In standard textbook quantum mechanics, both of these are always, as far as I know, taken to be basic axioms. One can formulate their quantum mechanics using a different mathematical formalism but they still have to provide some translation of these axioms as axioms in their framework as well -- as long they really are just another formulation of the standard textbook quantum mechanics in their physical content.
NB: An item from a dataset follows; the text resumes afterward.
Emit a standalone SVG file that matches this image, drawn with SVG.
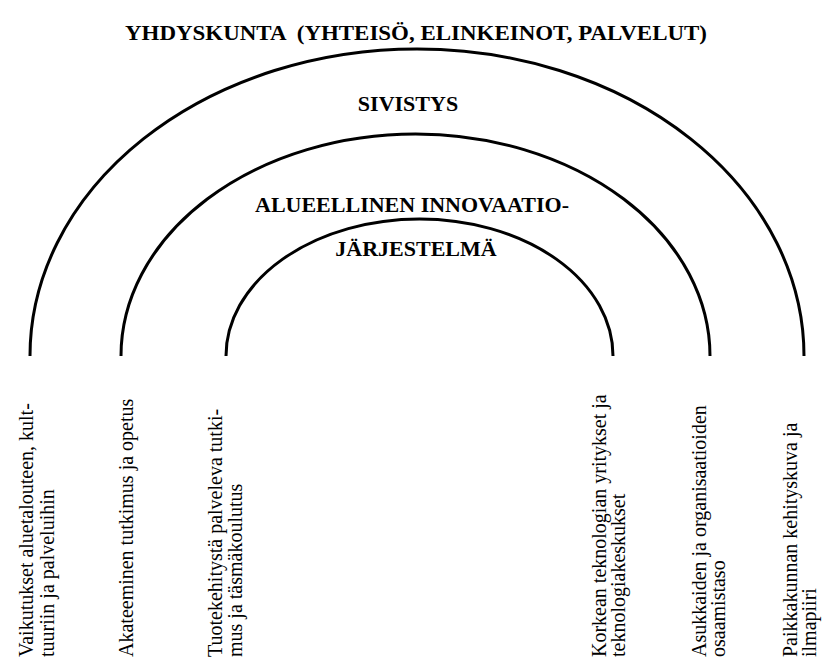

Having said that, there have been attempts, starting in 1957 and continuing to this day, to derive the Born rule. There have been mainly three approaches to attempt the derivation:
Measure-Theoretic/Frequentist Approaches
Symmetry-Based Approaches
Decision-Theoretic Approaches
Now, none of these attempts have been accepted, at least so far, by the community as true derivations of the Born rule. Basically, in standard quantum mechanics, there is no plausible way to do away with the wave-packet reduction axiom (which ought to accompany the Born rule for probabilities to make sense, otherwise there would simply be deterministic evolution according to the Schrodinger equation). So, even if one shows that the Born rule is the only consistent probability measure for the Hilbert spaces of quantum mechanics, it does not come in contact with the physical claims made by the standard axioms. Another approach, in particular, the papers by Carroll and Deutsch (the latter of whom has worked on decision-theoretic approaches) are in the framework of the many-words formulation. There, you can make sense of wavepacket reduction as the reduction of the relative state of a system with respect to an observer without violating underlying unitarity. However, it is conceptually difficult to derive the Born rule there. One reason is that the naive branch-counting leads to a contradiction with the Born rule. And the more sophisticated epistemic approaches have been criticized for either being circular or sloppy.
You can see the critiques of the derivations of the Born rule in papers by Adrian Kent, 1997 and 2014. I would also recommend having a look at this answer to my recent question by
@ChiralAnomaly
for some general comments on the derivations of the Born rule.